## [Exercise data]
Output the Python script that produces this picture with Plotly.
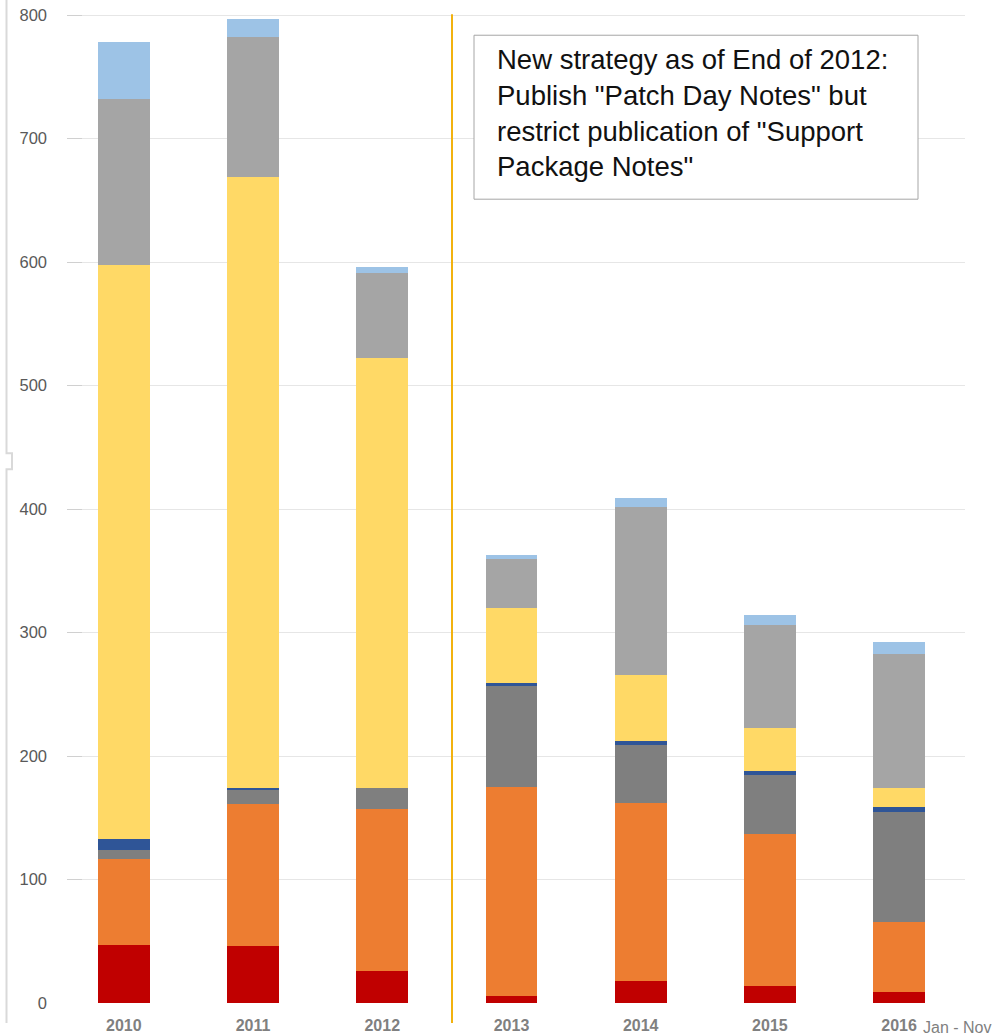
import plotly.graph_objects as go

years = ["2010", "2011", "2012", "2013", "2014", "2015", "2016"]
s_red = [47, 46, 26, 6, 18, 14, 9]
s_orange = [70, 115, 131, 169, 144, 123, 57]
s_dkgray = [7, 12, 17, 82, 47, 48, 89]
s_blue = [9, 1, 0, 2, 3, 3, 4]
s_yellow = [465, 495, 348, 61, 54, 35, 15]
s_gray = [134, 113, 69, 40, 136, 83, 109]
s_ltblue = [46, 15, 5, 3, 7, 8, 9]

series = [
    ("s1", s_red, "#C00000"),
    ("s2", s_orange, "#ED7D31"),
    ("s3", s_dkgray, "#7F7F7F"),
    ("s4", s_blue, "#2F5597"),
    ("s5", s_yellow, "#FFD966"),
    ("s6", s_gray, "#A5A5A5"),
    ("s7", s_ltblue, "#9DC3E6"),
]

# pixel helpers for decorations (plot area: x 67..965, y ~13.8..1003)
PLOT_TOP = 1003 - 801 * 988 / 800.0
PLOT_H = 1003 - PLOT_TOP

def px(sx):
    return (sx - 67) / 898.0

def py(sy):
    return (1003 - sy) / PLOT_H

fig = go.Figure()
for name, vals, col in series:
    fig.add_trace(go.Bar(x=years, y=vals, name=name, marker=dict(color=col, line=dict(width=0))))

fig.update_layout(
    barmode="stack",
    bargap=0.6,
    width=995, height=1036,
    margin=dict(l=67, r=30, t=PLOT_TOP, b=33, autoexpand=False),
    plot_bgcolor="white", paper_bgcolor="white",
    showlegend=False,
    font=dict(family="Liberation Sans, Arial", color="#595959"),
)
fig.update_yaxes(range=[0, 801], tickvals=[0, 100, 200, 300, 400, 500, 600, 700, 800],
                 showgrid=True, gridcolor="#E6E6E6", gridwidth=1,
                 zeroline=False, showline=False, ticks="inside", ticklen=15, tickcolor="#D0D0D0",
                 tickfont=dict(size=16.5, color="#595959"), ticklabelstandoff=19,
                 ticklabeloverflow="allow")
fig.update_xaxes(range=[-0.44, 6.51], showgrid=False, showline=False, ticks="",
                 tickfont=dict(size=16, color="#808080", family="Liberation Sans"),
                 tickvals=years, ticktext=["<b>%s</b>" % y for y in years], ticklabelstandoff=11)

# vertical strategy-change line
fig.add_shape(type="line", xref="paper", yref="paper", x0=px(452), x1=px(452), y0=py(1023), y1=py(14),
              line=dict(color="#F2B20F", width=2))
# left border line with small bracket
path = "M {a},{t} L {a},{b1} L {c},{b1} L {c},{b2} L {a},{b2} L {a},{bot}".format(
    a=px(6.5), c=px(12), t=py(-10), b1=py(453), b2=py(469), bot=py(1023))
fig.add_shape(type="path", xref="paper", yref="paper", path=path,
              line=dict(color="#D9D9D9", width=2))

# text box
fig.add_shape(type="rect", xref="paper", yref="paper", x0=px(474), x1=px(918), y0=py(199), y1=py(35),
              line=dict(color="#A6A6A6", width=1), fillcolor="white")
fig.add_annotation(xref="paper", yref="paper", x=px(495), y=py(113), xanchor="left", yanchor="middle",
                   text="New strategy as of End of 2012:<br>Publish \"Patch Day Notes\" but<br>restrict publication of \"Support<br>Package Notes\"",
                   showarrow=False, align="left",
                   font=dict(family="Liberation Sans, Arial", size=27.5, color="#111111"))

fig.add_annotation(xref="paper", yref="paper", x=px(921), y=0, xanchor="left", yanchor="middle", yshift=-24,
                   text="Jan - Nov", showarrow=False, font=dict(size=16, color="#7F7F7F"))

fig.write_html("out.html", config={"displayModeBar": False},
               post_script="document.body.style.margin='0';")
...
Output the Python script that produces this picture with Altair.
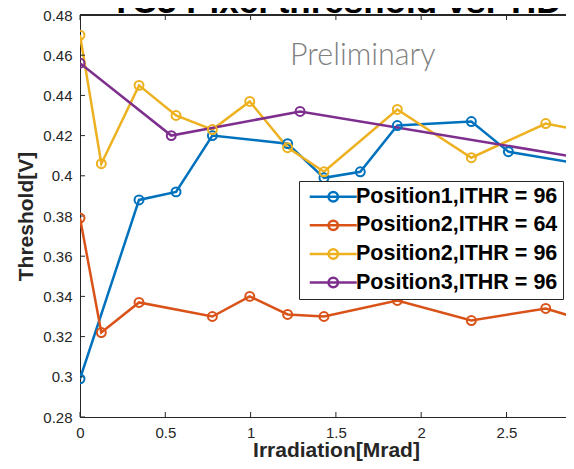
==
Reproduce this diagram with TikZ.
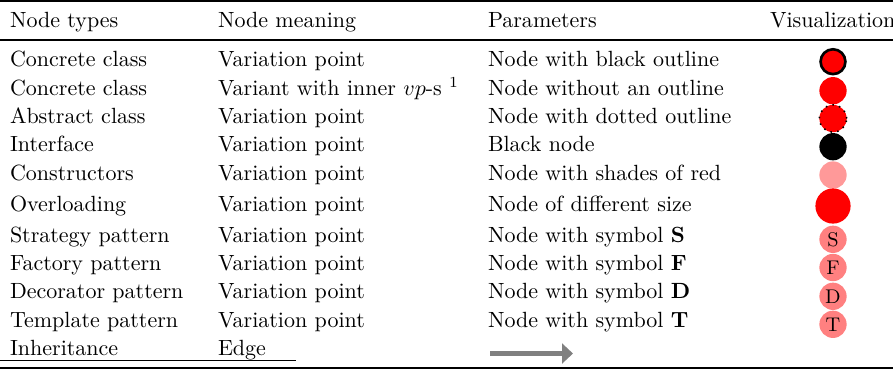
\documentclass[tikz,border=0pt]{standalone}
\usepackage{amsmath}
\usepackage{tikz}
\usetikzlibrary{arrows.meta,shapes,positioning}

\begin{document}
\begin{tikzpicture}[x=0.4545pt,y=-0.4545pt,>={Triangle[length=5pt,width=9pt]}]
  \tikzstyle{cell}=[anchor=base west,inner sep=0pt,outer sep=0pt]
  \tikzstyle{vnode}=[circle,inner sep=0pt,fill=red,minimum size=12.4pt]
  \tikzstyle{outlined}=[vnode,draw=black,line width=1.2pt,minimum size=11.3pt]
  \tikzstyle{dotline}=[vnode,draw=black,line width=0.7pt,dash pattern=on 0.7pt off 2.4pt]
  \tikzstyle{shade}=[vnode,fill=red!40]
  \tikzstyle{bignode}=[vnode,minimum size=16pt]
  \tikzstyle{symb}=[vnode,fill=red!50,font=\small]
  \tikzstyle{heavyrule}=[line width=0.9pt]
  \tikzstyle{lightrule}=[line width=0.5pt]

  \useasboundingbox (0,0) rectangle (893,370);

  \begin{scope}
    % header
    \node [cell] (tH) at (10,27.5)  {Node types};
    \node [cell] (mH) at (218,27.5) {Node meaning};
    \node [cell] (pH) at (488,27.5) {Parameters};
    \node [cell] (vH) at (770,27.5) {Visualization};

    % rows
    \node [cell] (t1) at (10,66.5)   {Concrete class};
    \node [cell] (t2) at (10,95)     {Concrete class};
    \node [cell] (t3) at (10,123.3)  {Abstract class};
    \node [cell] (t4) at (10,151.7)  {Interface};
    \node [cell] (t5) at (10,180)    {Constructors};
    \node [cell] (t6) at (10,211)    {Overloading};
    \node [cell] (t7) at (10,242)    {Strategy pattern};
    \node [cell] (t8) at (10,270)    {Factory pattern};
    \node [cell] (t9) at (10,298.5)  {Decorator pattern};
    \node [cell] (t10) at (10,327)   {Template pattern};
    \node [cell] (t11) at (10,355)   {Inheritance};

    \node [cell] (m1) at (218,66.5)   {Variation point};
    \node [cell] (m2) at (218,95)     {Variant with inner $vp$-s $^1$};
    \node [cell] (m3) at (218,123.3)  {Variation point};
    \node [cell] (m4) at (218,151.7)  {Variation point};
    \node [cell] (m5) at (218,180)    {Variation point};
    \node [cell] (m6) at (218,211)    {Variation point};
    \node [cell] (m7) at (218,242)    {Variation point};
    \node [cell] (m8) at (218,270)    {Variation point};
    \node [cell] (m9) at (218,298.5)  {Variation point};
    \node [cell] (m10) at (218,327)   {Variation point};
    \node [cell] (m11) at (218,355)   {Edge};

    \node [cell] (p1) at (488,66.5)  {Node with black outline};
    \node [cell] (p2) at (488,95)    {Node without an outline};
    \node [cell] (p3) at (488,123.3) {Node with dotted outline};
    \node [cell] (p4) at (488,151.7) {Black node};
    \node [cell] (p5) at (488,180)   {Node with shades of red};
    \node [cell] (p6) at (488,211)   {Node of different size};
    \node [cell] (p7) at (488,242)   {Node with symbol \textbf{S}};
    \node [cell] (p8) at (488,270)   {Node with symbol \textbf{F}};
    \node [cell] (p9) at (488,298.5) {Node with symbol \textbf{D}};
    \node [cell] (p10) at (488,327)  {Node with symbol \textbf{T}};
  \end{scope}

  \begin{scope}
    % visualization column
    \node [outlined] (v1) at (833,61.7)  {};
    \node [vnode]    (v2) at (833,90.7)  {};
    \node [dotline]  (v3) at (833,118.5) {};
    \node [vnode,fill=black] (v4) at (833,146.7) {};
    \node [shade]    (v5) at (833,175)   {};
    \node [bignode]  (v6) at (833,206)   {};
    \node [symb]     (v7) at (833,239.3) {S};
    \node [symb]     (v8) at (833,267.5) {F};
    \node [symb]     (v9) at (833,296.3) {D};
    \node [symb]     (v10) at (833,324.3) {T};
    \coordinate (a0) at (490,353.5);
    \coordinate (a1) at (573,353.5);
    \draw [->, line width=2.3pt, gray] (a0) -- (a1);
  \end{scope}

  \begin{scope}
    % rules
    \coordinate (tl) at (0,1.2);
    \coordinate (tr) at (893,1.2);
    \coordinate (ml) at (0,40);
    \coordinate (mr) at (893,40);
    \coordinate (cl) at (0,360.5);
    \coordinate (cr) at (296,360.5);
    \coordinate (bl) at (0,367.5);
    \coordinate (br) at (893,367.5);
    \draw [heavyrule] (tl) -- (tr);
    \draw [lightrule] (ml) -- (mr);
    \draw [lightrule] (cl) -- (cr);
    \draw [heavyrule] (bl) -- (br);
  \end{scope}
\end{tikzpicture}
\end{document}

## [Set exercise]
Copy only what runs above from the line containing "Reproduce this diagram with TikZ." through the line containing "[cell] (t11) at", exactly. Leave out the pictures.

## [Complete response]
Reproduce this diagram with TikZ.
\documentclass[tikz,border=0pt]{standalone}
\usepackage{amsmath}
\usepackage{tikz}
\usetikzlibrary{arrows.meta,shapes,positioning}

\begin{document}
\begin{tikzpicture}[x=0.4545pt,y=-0.4545pt,>={Triangle[length=5pt,width=9pt]}]
  \tikzstyle{cell}=[anchor=base west,inner sep=0pt,outer sep=0pt]
  \tikzstyle{vnode}=[circle,inner sep=0pt,fill=red,minimum size=12.4pt]
  \tikzstyle{outlined}=[vnode,draw=black,line width=1.2pt,minimum size=11.3pt]
  \tikzstyle{dotline}=[vnode,draw=black,line width=0.7pt,dash pattern=on 0.7pt off 2.4pt]
  \tikzstyle{shade}=[vnode,fill=red!40]
  \tikzstyle{bignode}=[vnode,minimum size=16pt]
  \tikzstyle{symb}=[vnode,fill=red!50,font=\small]
  \tikzstyle{heavyrule}=[line width=0.9pt]
  \tikzstyle{lightrule}=[line width=0.5pt]

  \useasboundingbox (0,0) rectangle (893,370);

  \begin{scope}
    % header
    \node [cell] (tH) at (10,27.5)  {Node types};
    \node [cell] (mH) at (218,27.5) {Node meaning};
    \node [cell] (pH) at (488,27.5) {Parameters};
    \node [cell] (vH) at (770,27.5) {Visualization};

    % rows
    \node [cell] (t1) at (10,66.5)   {Concrete class};
    \node [cell] (t2) at (10,95)     {Concrete class};
    \node [cell] (t3) at (10,123.3)  {Abstract class};
    \node [cell] (t4) at (10,151.7)  {Interface};
    \node [cell] (t5) at (10,180)    {Constructors};
    \node [cell] (t6) at (10,211)    {Overloading};
    \node [cell] (t7) at (10,242)    {Strategy pattern};
    \node [cell] (t8) at (10,270)    {Factory pattern};
    \node [cell] (t9) at (10,298.5)  {Decorator pattern};
    \node [cell] (t10) at (10,327)   {Template pattern};
    \node [cell] (t11) at (10,355)   {Inheritance};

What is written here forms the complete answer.